▸ **Exercise inputs**
*****

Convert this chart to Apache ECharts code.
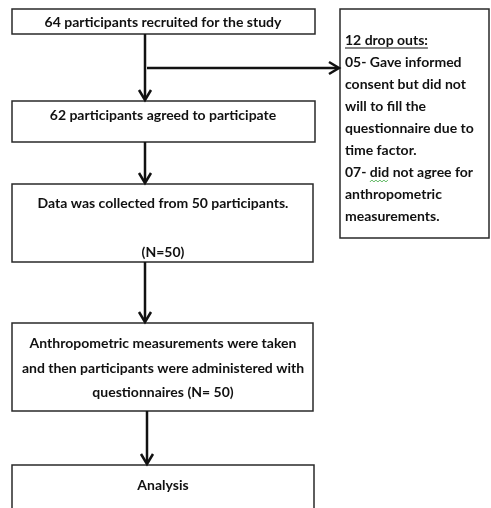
<!DOCTYPE html>
<html><head><meta charset="utf-8">
<script src="https://cdn.jsdelivr.net/npm/echarts@6/dist/echarts.min.js"></script>
<style>html,body{margin:0;padding:0;background:#fff}#c{width:491px;height:508px}</style>
</head><body><div id="c"></div>
<script>
// ---- content ----
const boxTexts = [
  ["64 participants recruited for the study"],
  ["62 participants agreed to participate"],
  ["Data was collected from 50 participants.", "(N=50)"],
  ["Anthropometric measurements were taken", "and then participants were administered with", "questionnaires (N= 50)"],
  ["Analysis"]
];
const dropTitle = "12 drop outs:";
const dropLines = ["05- Gave informed", "consent but did not", "will to fill the", "questionnaire due to",
  "time factor.", "07- did not agree for", "anthropometric", "measurements."];

// ---- layout (data units of a hidden 491x508 value grid) ----
const boxRects = [[12, 9, 315, 34], [12, 101, 315, 142], [12, 184, 313, 262], [12, 323, 313, 411], [12, 465, 314, 530]];
const boxLineY = [[22], [115], [203, 252], [343, 368, 392], [485]];
const textCx = 163;
const sideRect = [340, 9, 489, 238];
const sideX = 345, sideY0 = 40, sideStep = 22;
const arrows = [[145, 34, 145, 100], [147, 68, 339, 68], [145, 142, 145, 183], [145, 262, 145, 322], [147, 411, 147, 464]];

const FONT = 'bold 14px Lato';
const cv = document.createElement('canvas').getContext('2d');
cv.font = FONT;
const chart = echarts.init(document.getElementById('c'));

const textItems = [];
boxTexts.forEach((lines, i) => lines.forEach((t, j) => textItems.push([textCx, boxLineY[i][j], t, 'center'])));
textItems.push([sideX, sideY0, dropTitle, 'left']);
dropLines.forEach((t, k) => textItems.push([sideX, sideY0 + sideStep * (k + 1), t, 'left']));

chart.setOption({
  animation: false,
  grid: {left: 0, right: 0, top: 0, bottom: 0},
  xAxis: {type: 'value', min: 0, max: 491, show: false},
  yAxis: {type: 'value', min: 0, max: 508, inverse: true, show: false},
  series: [
    {
      type: 'custom', clip: false,
      data: boxRects.concat([sideRect]),
      encode: {x: [0, 2], y: [1, 3]},
      renderItem(params, api) {
        const p0 = api.coord([api.value(0), api.value(1)]);
        const p1 = api.coord([api.value(2), api.value(3)]);
        return {type: 'rect', shape: {x: p0[0], y: p0[1], width: p1[0] - p0[0], height: p1[1] - p0[1]},
          style: {fill: '#fff', stroke: '#2a2a2a', lineWidth: 1.5}};
      }
    },
    {
      type: 'custom', clip: false,
      data: arrows,
      encode: {x: [0, 2], y: [1, 3]},
      renderItem(params, api) {
        const p0 = api.coord([api.value(0), api.value(1)]);
        const p1 = api.coord([api.value(2), api.value(3)]);
        const ang = Math.atan2(p1[1] - p0[1], p1[0] - p0[0]);
        const L = 10, W = 6;
        const b = [p1[0] - L * Math.cos(ang), p1[1] - L * Math.sin(ang)];
        const l = [b[0] + W * Math.sin(ang), b[1] - W * Math.cos(ang)];
        const r = [b[0] - W * Math.sin(ang), b[1] + W * Math.cos(ang)];
        return {type: 'group', children: [
          {type: 'line', shape: {x1: p0[0], y1: p0[1], x2: p1[0] - Math.cos(ang), y2: p1[1] - Math.sin(ang)}, style: {stroke: '#111', lineWidth: 2.5}},
          {type: 'polyline', shape: {points: [l, p1, r]}, style: {stroke: '#111', lineWidth: 2.5, fill: null}}
        ]};
      }
    },
    {
      type: 'custom', clip: false,
      data: textItems.map(t => [t[0], t[1]]),
      renderItem(params, api) {
        const it = textItems[params.dataIndex];
        const p = api.coord([api.value(0), api.value(1)]);
        const children = [{type: 'text', style: {text: it[2], x: p[0], y: p[1], align: it[3], verticalAlign: 'middle', font: FONT, fill: '#111'}}];
        if (it[2] === dropTitle) {
          const w = cv.measureText(dropTitle).width;
          children.push({type: 'line', shape: {x1: p[0], y1: p[1] + 8, x2: p[0] + w, y2: p[1] + 8}, style: {stroke: '#111', lineWidth: 1.2}});
        }
        if (it[2].indexOf('07- did') === 0) {
          const x0 = p[0] + cv.measureText('07- ').width;
          const x1 = x0 + cv.measureText('did').width;
          const pts = [];
          let k = 0;
          for (let x = x0; x <= x1; x += 2, k++) pts.push([x, p[1] + 9 + (k % 2 ? -1 : 1)]);
          children.push({type: 'polyline', shape: {points: pts}, style: {stroke: '#4caf50', lineWidth: 0.9, fill: null}});
        }
        return {type: 'group', children};
      }
    }
  ]
});
</script>
</body></html>
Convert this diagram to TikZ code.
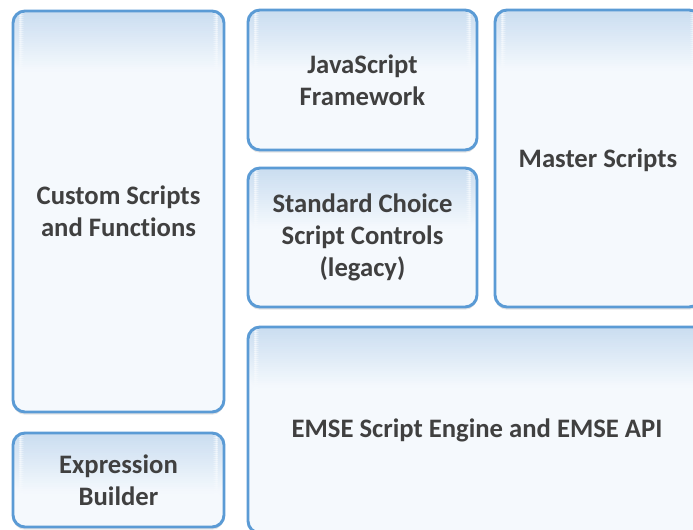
\documentclass[tikz,border=0pt]{standalone}
\usepackage{fontspec}
\setmainfont{Carlito}[RawFeature={-liga;-clig}]
\usepackage{xcolor}
\usetikzlibrary{positioning, shadows}

\definecolor{edgeblue}{HTML}{5B9BD5}
\definecolor{bandtop}{HTML}{CADDF0}
\definecolor{boxfill}{HTML}{F5F9FD}
\definecolor{txtgray}{HTML}{404040}

\begin{document}
\begin{tikzpicture}[x=0.75pt, y=0.75pt,
  blk/.style = {draw=edgeblue, line width=2.2pt, rounded corners=9pt, fill=boxfill,
    path picture={
      \foreach \i in {0,...,29}{
        \pgfmathtruncatemacro\pct{100-100*\i/30}
        \pgfmathsetmacro\ya{-1.5*\i}
        \pgfmathsetmacro\yb{-1.5*\i-1.7}
        \fill[bandtop!\pct!boxfill] ([yshift=\ya pt]path picture bounding box.north west)
          rectangle ([yshift=\yb pt]path picture bounding box.north east);
      }},
    drop shadow={shadow xshift=0pt, shadow yshift=-2pt, opacity=0.1, fill=black},
    text=txtgray, font=\bfseries\fontsize{20pt}{24pt}\selectfont, align=center,
    inner sep=0pt}]
\clip (0,0) rectangle (693,-529);
\fill[white] (0,0) rectangle (693,-529);
\node[blk, minimum width=158.25pt, minimum height=300.75pt] (cust) at (118.5,-211.5) {Custom Scripts\\and Functions};
\node[blk, minimum width=158.25pt, minimum height=70.5pt] (expr) at (118.5,-480) {Expression\\Builder};
\node[blk, minimum width=171.75pt, minimum height=105pt] (js) at (362.5,-80) {JavaScript\\Framework};
\node[blk, minimum width=171.75pt, minimum height=104.25pt] (std) at (362.5,-237.5) {Standard Choice\\Script Controls\\(legacy)};
\node[blk, minimum width=154.5pt, minimum height=222.75pt, text depth=0pt] (master) at (598,-158.5) {Master Scripts};
\node[blk, minimum width=343.5pt, minimum height=154.5pt] (emse) at (477,-430) {EMSE Script Engine and EMSE API};
\end{tikzpicture}
\end{document}
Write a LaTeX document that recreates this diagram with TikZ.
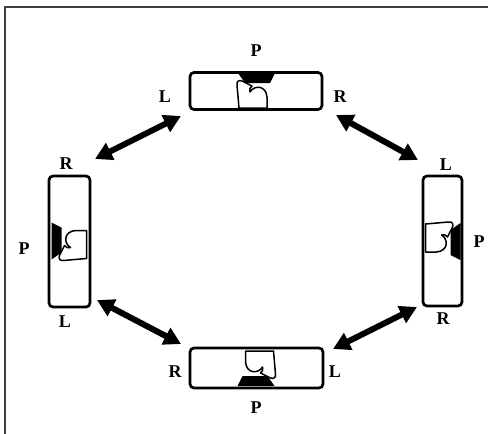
\documentclass[tikz,border=0pt]{standalone}
\usepackage{fontspec}
\setmainfont{Liberation Serif}
\usetikzlibrary{arrows.meta}

\begin{document}
\begin{tikzpicture}[x=1pt,y=1pt,yscale=-1,xscale=1,
  box/.style={draw,line width=2.7pt,rounded corners=4pt,inner sep=0pt},
  trap/.style={fill=black},
  heart/.style={draw,fill=white,line width=1.5pt,line join=round},
  dbl/.style={line width=6pt,{Triangle[length=17pt,width=18pt]}-{Triangle[length=17pt,width=18pt]}},
  lbl/.style={inner sep=0pt,font=\fontsize{18}{21}\selectfont\bfseries}]
\useasboundingbox (0,0) rectangle (488,434);

%Frame
\draw[line width=1.8pt,black!75] (5,434) -- (5,7) -- (488,7);

%Boxes
\node[box,minimum width=132pt,minimum height=37pt] (top) at (256,91) {};
\node[box,minimum width=41pt,minimum height=131pt] (left) at (69.5,241.5) {};
\node[box,minimum width=39pt,minimum height=130pt] (right) at (442.5,241) {};
\node[box,minimum width=133pt,minimum height=40pt] (bottom) at (256.5,368) {};

%Pad and figure in each box
\foreach \bx/\ang in {top/0,left/-90,right/90,bottom/180}{
  \begin{scope}[shift={(\bx.center)},rotate=\ang]
    \fill[trap] (-18,-18) -- (19,-18) -- (14,-8) -- (-11,-8) -- cycle;
    \draw[heart] (-17,17) -- (-19,-6) .. controls (-19.5,-10) and (-17,-11) .. (-14,-10)
      -- (-4,-5) .. controls (-6,-4) and (-7,-1) .. (-6,1)
      .. controls (-2,-6) and (10,-6) .. (11,6) -- (11,17) -- cycle;
  \end{scope}
}

%Arrow ends
\coordinate (tl1) at (95,159);
\coordinate (tl2) at (181,116);
\coordinate (tr1) at (336,115);
\coordinate (tr2) at (418,160);
\coordinate (bl1) at (97,300);
\coordinate (bl2) at (181,344);
\coordinate (br1) at (333,349);
\coordinate (br2) at (417,307);

%Arrows
\draw[dbl] (tl1) -- (tl2);
\draw[dbl] (tr1) -- (tr2);
\draw[dbl] (bl1) -- (bl2);
\draw[dbl] (br1) -- (br2);

% Text Node
\node[lbl] (tP) at (256,51) {P};
\node[lbl] (tL) at (165,97) {L};
\node[lbl] (tR) at (340,97) {R};
% Text Node
\node[lbl] (lR) at (66,164) {R};
\node[lbl] (lP) at (24,249) {P};
\node[lbl] (lL) at (65,322) {L};
% Text Node
\node[lbl] (rL) at (446,165) {L};
\node[lbl] (rP) at (479,242) {P};
\node[lbl] (rR) at (443,319) {R};
% Text Node
\node[lbl] (bR) at (175,372) {R};
\node[lbl] (bL) at (335,372) {L};
\node[lbl] (bP) at (256,408) {P};

\end{tikzpicture}
\end{document}
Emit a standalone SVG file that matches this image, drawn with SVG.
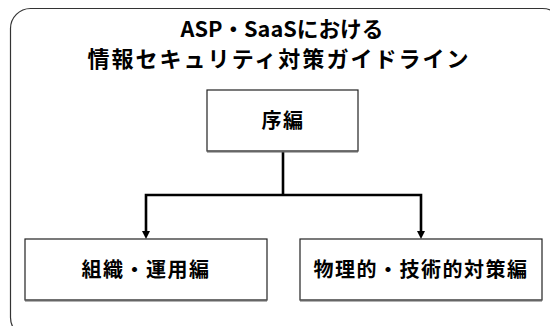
<svg xmlns="http://www.w3.org/2000/svg" width="550" height="326" viewBox="0 0 550 326">
<defs>
<style>
.frame{fill:#fff;stroke:#333;stroke-width:1.2}
.box{fill:#fff;stroke:#222;stroke-width:1.2}
.shadow{stroke:#666;stroke-width:2;fill:none}
.t{font-family:"Noto Sans CJK JP","Noto Sans",sans-serif;font-weight:bold;fill:#000;text-anchor:middle}
.title1{font-size:21.5px}
.title2{font-size:22px}
.lbl{font-size:20px;letter-spacing:1.5px}
.conn{fill:none;stroke:#000;stroke-width:2.6}
</style>
</defs>
<rect width="550" height="326" fill="#fff"/>
<g id="frame">
<rect class="frame" x="10.5" y="8.5" width="552" height="329" rx="20" ry="20"/>
<text class="t title1" x="282" y="36.5" textLength="203" lengthAdjust="spacingAndGlyphs">ASP・SaaSにおける</text>
<text class="t title2" x="278" y="67" textLength="381" lengthAdjust="spacing">情報セキュリティ対策ガイドライン</text>
</g>
<g id="connectors">
<polyline class="conn" points="283,152 283,195"/>
<polyline class="conn" points="146,231 146,195 421,195 421,231"/>
<path d="M142,231 L150,231 L146,239 Z" fill="#000"/>
<path d="M417,231 L425,231 L421,239 Z" fill="#000"/>
</g>
<g id="node-jo">
<rect class="box" x="207" y="90" width="151" height="61"/>
<line class="shadow" x1="207" y1="151.5" x2="358" y2="151.5"/>
<text class="t lbl" x="283" y="128">序編</text>
</g>
<g id="node-soshiki">
<rect class="box" x="25" y="239" width="242" height="61"/>
<line class="shadow" x1="25" y1="300.5" x2="267" y2="300.5"/>
<text class="t lbl" x="146" y="277">組織・運用編</text>
</g>
<g id="node-butsuri">
<rect class="box" x="300" y="239" width="242" height="61"/>
<line class="shadow" x1="300" y1="300.5" x2="542" y2="300.5"/>
<text class="t lbl" x="421" y="277">物理的・技術的対策編</text>
</g>
</svg>
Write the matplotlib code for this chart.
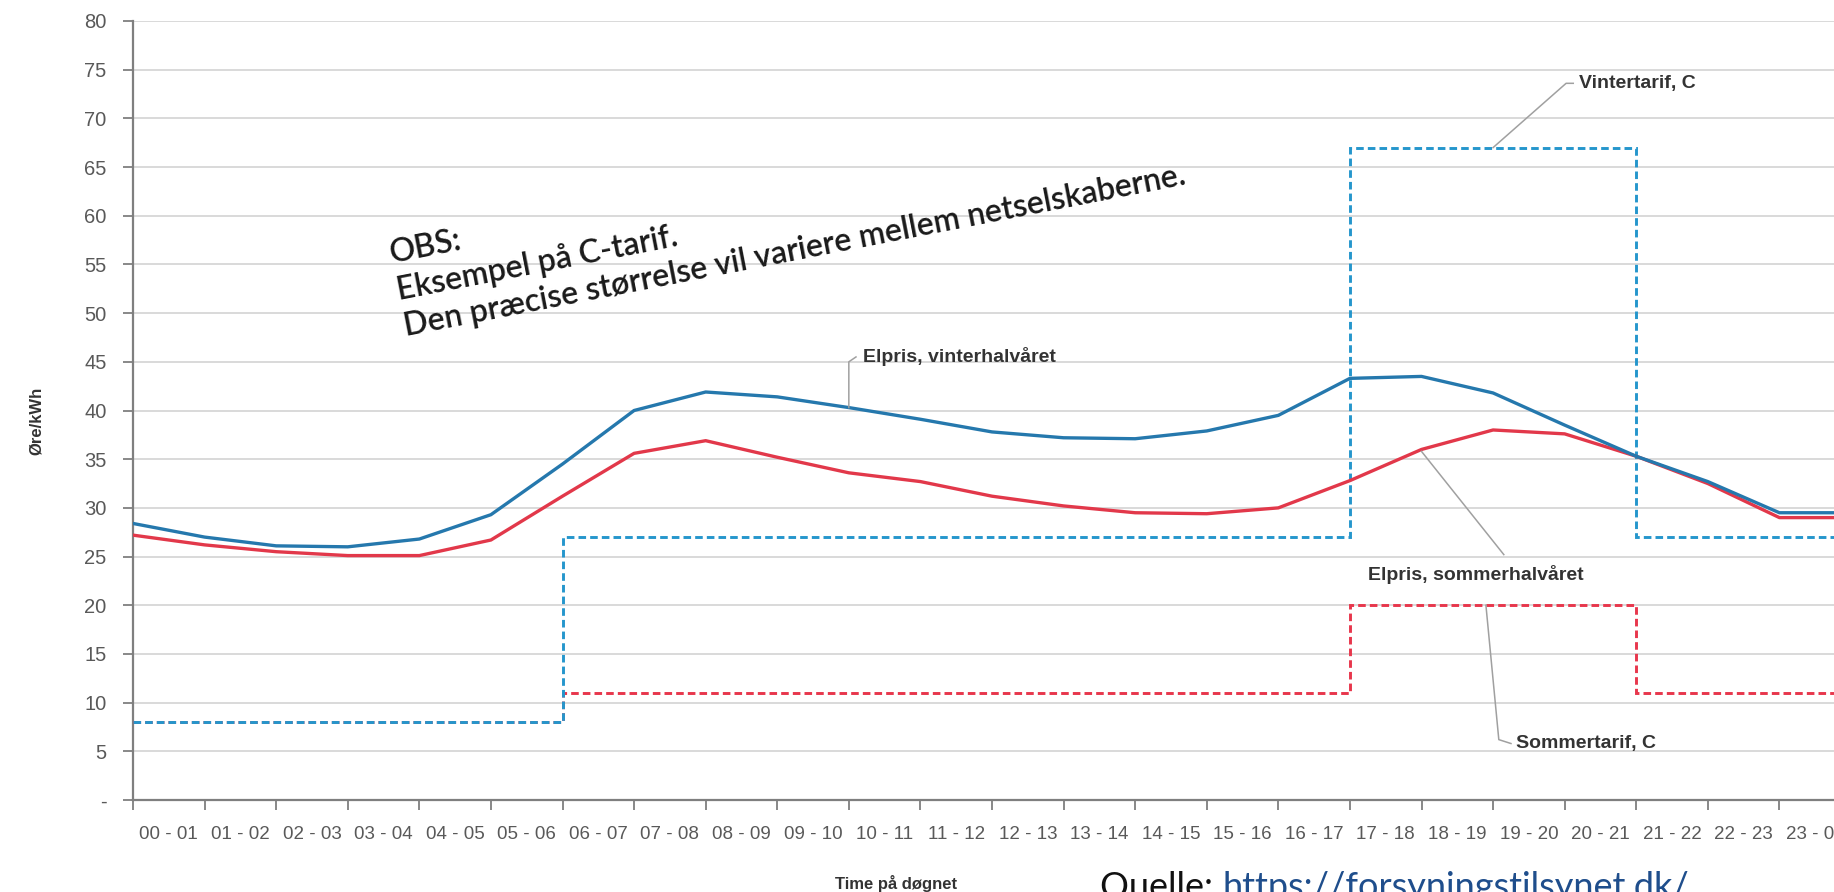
import numpy as np
import matplotlib
matplotlib.use("Agg")
import matplotlib.pyplot as plt
from matplotlib.ticker import FixedLocator, FuncFormatter

# Hour intervals shown on the x axis
hour_labels = ["00 - 01", "01 - 02", "02 - 03", "03 - 04", "04 - 05", "05 - 06",
               "06 - 07", "07 - 08", "08 - 09", "09 - 10", "10 - 11", "11 - 12",
               "12 - 13", "13 - 14", "14 - 15", "15 - 16", "16 - 17", "17 - 18",
               "18 - 19", "19 - 20", "20 - 21", "21 - 22", "22 - 23", "23 - 00"]

# Electricity price (øre/kWh), one point per hour boundary
price_winter = [28.4, 27.0, 26.1, 26.0, 26.8, 29.3, 34.5, 40.0, 41.9, 41.4, 40.3, 39.1,
                37.8, 37.2, 37.1, 37.9, 39.5, 43.3, 43.5, 41.8, 38.5, 35.3, 32.7, 29.5, 29.5]
price_summer = [27.2, 26.2, 25.5, 25.1, 25.1, 26.7, 31.2, 35.6, 36.9, 35.2, 33.6, 32.7,
                31.2, 30.2, 29.5, 29.4, 30.0, 32.8, 36.0, 38.0, 37.6, 35.3, 32.5, 29.0, 29.0]

# C-tariff per hour (øre/kWh)
tariff_winter = [8, 8, 8, 8, 8, 8, 27, 27, 27, 27, 27, 27,
                 27, 27, 27, 27, 27, 67, 67, 67, 67, 27, 27, 27]
tariff_summer = [8, 8, 8, 8, 8, 8, 11, 11, 11, 11, 11, 11,
                 11, 11, 11, 11, 11, 20, 20, 20, 20, 11, 11, 11]

W, H = 1834, 892
fig = plt.figure(figsize=(W / 100, H / 100), dpi=100)
fig.patch.set_facecolor("white")

# axes box in pixels: left 133, right 1851 (runs past the edge), top 21, bottom 800
ax = fig.add_axes([133 / W, (H - 800) / H, (1851 - 133) / W, (800 - 21) / H])

edges = np.arange(len(hour_labels) + 1)
dash = (0, (2.6, 1.4))

ax.stairs(tariff_summer, edges, baseline=None, color="#e8364c", lw=2.1, linestyle=dash, zorder=3)
ax.stairs(tariff_winter, edges, baseline=None, color="#2596cc", lw=2.1, linestyle=dash, zorder=4)
ax.plot(edges, price_summer, color="#e2384a", lw=2.4, zorder=5)
ax.plot(edges, price_winter, color="#2578ad", lw=2.4, zorder=6)

ax.set_xlim(0, 24)
ax.set_ylim(0, 80)

# tick marks on the hour boundaries, labels in between
ax.xaxis.set_major_locator(FixedLocator(edges))
ax.xaxis.set_major_formatter(FuncFormatter(lambda v, p: ""))
ax.xaxis.set_minor_locator(FixedLocator(edges[:-1] + 0.5))
ax.set_xticklabels(hour_labels, minor=True)
ax.tick_params(axis="x", which="major", length=7, width=1.3, color="#7f7f7f", direction="out")
ax.tick_params(axis="x", which="minor", length=0, pad=19, labelsize=13.5, labelcolor="#595959")
for lbl in ax.get_xticklabels(minor=True):
    lbl.set_family("Liberation Sans")

ax.set_yticks(np.arange(0, 81, 5))
ax.yaxis.set_major_formatter(FuncFormatter(lambda v, p: "-" if v == 0 else f"{v:.0f}"))
ax.tick_params(axis="y", length=7, width=1.3, color="#7f7f7f", labelsize=14.5,
               labelcolor="#595959", pad=12)
for lbl in ax.get_yticklabels():
    lbl.set_family("Liberation Sans")

ax.grid(axis="y", color="#d9d9d9", lw=1.4)
ax.set_axisbelow(True)
for side in ["top", "right"]:
    ax.spines[side].set_visible(False)
for side in ["left", "bottom"]:
    ax.spines[side].set_color("#7f7f7f")
    ax.spines[side].set_linewidth(1.6)

# axis titles
fig.text(36 / W, 1 - 421 / H, "Øre/kWh", rotation=90, ha="center", va="center",
         fontsize=12, fontweight="bold", color="#333333", family="Liberation Sans")
fig.text(896 / W, 1 - 884 / H, "Time på døgnet", ha="center", va="center",
         fontsize=12, fontweight="bold", color="#333333", family="Liberation Sans")

# series labels with leader lines
lead = dict(color="#a0a0a0", lw=1.1, zorder=7)
lab = dict(fontsize=14, fontweight="bold", color="#333333", family="Liberation Sans",
           va="center", ha="left", zorder=8)

ax.plot([19.0, 20.02, 20.12], [67, 73.6, 73.6], **lead)
ax.text(20.2, 73.6, "Vintertarif, C", **lab)

ax.plot([10.0, 10.0, 10.1], [40.3, 45.0, 45.5], **lead)
ax.text(10.2, 45.5, "Elpris, vinterhalvåret", **lab)

ax.plot([18.0, 19.15], [35.8, 25.2], **lead)
ax.text(17.25, 23.2, "Elpris, sommerhalvåret", **lab)

ax.plot([18.9, 19.08, 19.25], [20, 6.2, 5.8], **lead)
ax.text(19.32, 5.8, "Sommertarif, C", **lab)

# note about the example tariff
ax.text(3.55, 57.6, "OBS:\nEksempel på C-tarif.\nDen præcise størrelse vil variere mellem netselskaberne.",
        rotation=11, rotation_mode="anchor", ha="left", va="top", linespacing=1.28,
        fontsize=23, fontweight="semibold", family="Lato", color="#1a1a1a", zorder=8)

# source line along the bottom edge
src = fig.text(1100 / W, -6 / H, "Quelle: ", ha="left", va="baseline",
               fontsize=26, family="Lato", color="#111111")
fig.canvas.draw()
bb = src.get_window_extent()
fig.text(bb.x1 / W, -6 / H, "https://forsyningstilsynet.dk/", ha="left", va="baseline",
         fontsize=26, family="Lato", color="#1f4e8c")

fig.savefig("out.png", dpi=100, facecolor="white")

*****

▸ **Task**
Only the lines from the one bearing "Emit a standalone" to the one bearing "from matplotlib.ticker import", both included, should be restated word for word, with pictures left out.

▸ **Reply**
Emit a standalone SVG file that matches this image, drawn with SVG.
<svg xmlns="http://www.w3.org/2000/svg" width="550" height="326" viewBox="0 0 550 326">
<defs>
<style>
.frame{fill:#fff;stroke:#333;stroke-width:1.2}
.box{fill:#fff;stroke:#222;stroke-width:1.2}
.shadow{stroke:#666;stroke-width:2;fill:none}
.t{font-family:"Noto Sans CJK JP","Noto Sans",sans-serif;font-weight:bold;fill:#000;text-anchor:middle}
.title1{font-size:21.5px}
.title2{font-size:22px}
.lbl{font-size:20px;letter-spacing:1.5px}
.conn{fill:none;stroke:#000;stroke-width:2.6}
</style>
</defs>
<rect width="550" height="326" fill="#fff"/>
<g id="frame">
<rect class="frame" x="10.5" y="8.5" width="552" height="329" rx="20" ry="20"/>
<text class="t title1" x="282" y="36.5" textLength="203" lengthAdjust="spacingAndGlyphs">ASP・SaaSにおける</text>
<text class="t title2" x="278" y="67" textLength="381" lengthAdjust="spacing">情報セキュリティ対策ガイドライン</text>
</g>
<g id="connectors">
<polyline class="conn" points="283,152 283,195"/>
<polyline class="conn" points="146,231 146,195 421,195 421,231"/>
<path d="M142,231 L150,231 L146,239 Z" fill="#000"/>
<path d="M417,231 L425,231 L421,239 Z" fill="#000"/>
</g>
<g id="node-jo">
<rect class="box" x="207" y="90" width="151" height="61"/>
<line class="shadow" x1="207" y1="151.5" x2="358" y2="151.5"/>
<text class="t lbl" x="283" y="128">序編</text>
</g>
<g id="node-soshiki">
<rect class="box" x="25" y="239" width="242" height="61"/>
<line class="shadow" x1="25" y1="300.5" x2="267" y2="300.5"/>
<text class="t lbl" x="146" y="277">組織・運用編</text>
</g>
<g id="node-butsuri">
<rect class="box" x="300" y="239" width="242" height="61"/>
<line class="shadow" x1="300" y1="300.5" x2="542" y2="300.5"/>
<text class="t lbl" x="421" y="277">物理的・技術的対策編</text>
</g>
</svg>
Write the matplotlib code for this chart.
import numpy as np
import matplotlib
matplotlib.use("Agg")
import matplotlib.pyplot as plt
from matplotlib.ticker import FixedLocator, FuncFormatter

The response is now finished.